Wikipedia defines Industry 4.0 as "the current trend of automation and data exchange in manufacturing technologies. It includes cyber-physical systems, the Internet of things and cloud computing. Industry 4.0 creates what has been called a "smart factory". Within the modular structured smart factories, cyber-physical systems monitor physical processes, create a virtual copy of the physical world and make decentralized decisions. Over the Internet of Things, cyber-physical systems communicate and cooperate with each other and with humans in real time, and via the Internet of Services both internal and cross-organizational services are offered and used by participants of the value chain".
Accenture released a report in January 2015 that concluded an industrial-scale version of Industry 4.0 could add $14.2 trillion to the world economy over the next 15 years.
Christoph Roser at AllAboutLean.com illustrates the four industrial revolutions:
So, the fourth industrial revolution is the move towards digitization including automation, robotics, artificial intelligence. The Smart Manufacturing Leadership Coalition (SMLC) in the United States is a non-profit organization comprising manufacturers, suppliers, technology firms, government agencies, universities and laboratories that share the goal of advancing the thinking behind Industry 4.0. Its purpose is to construct an open, smart manufacturing platform for industrial-networked information applications.
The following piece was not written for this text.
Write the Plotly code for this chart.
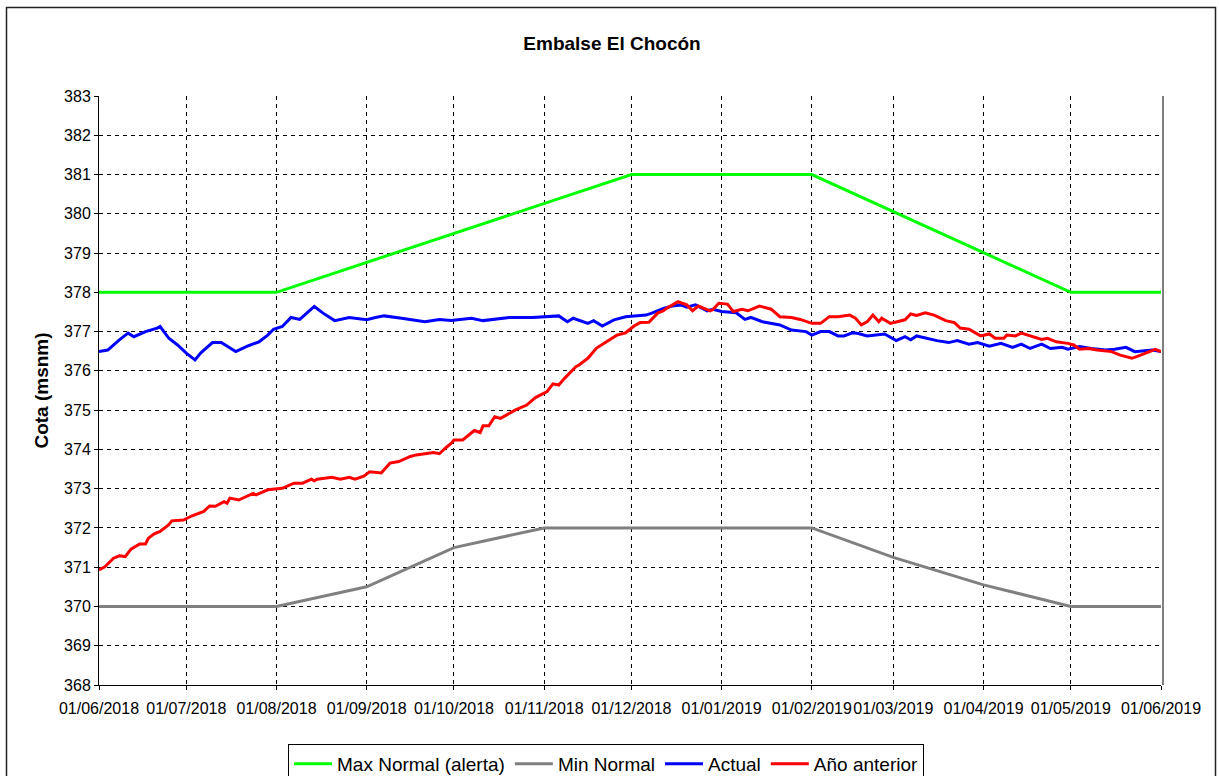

In a Forbes article dated June 20, 2016, Bernard Marr states that in order for a factory or system to be considered Industry 4.0, it must include:
- Interoperability — machines, devices, sensors and people that connect and communicate with one another.
- Information transparency — the systems create a virtual copy of the physical world through sensor data in order to contextualize information.
- Technical assistance — both the ability of the systems to support humans in making decisions and solving problems and the ability to assist humans with tasks that are too difficult or unsafe for humans.
- Decentralized decision-making — the ability of cyber-physical systems to make simple decisions on their own and become as autonomous as possible.
Having defined Industry 4.0, it is clear that assuring such inter-connectedness of software, sensors, devices and data centers requires a quality system that delivers data integrity, privacy and reliability in addition to assuring reliable, rugged, scaleable, fully-integrated systems and processes that seamlessly data-share between networks while consistently meeting producer, governmental and customer needs. Opportunities exist for the Quality professional to make significant, innovative contributions in areas of software quality assurance, reliability, process validation, environmental life testing and accelerated stress testing, Real Time Process Monitoring, multivariate statistics, 1st Principles and transfer functions, advanced calibration and big data analytics. Now, more than ever, product development and commercialization teams must assure reliable machine-human interface ease of use and real-time results-driven feedback loops. And, of course, discover even deeper insights to the ever-changing voice of customer (and voice of process) along with a comprehensive understanding of the customer experience throughout the value chain (e.g. journey maps), and assure that the organization is measuring the right key metrics to deliver success.
Industry 4.0 offers exciting new challenges to the Quality profession while building on our expertise of problem solving, process improvement, and managing the organizational white spaces to sustain customer focus and achieve operational excellence.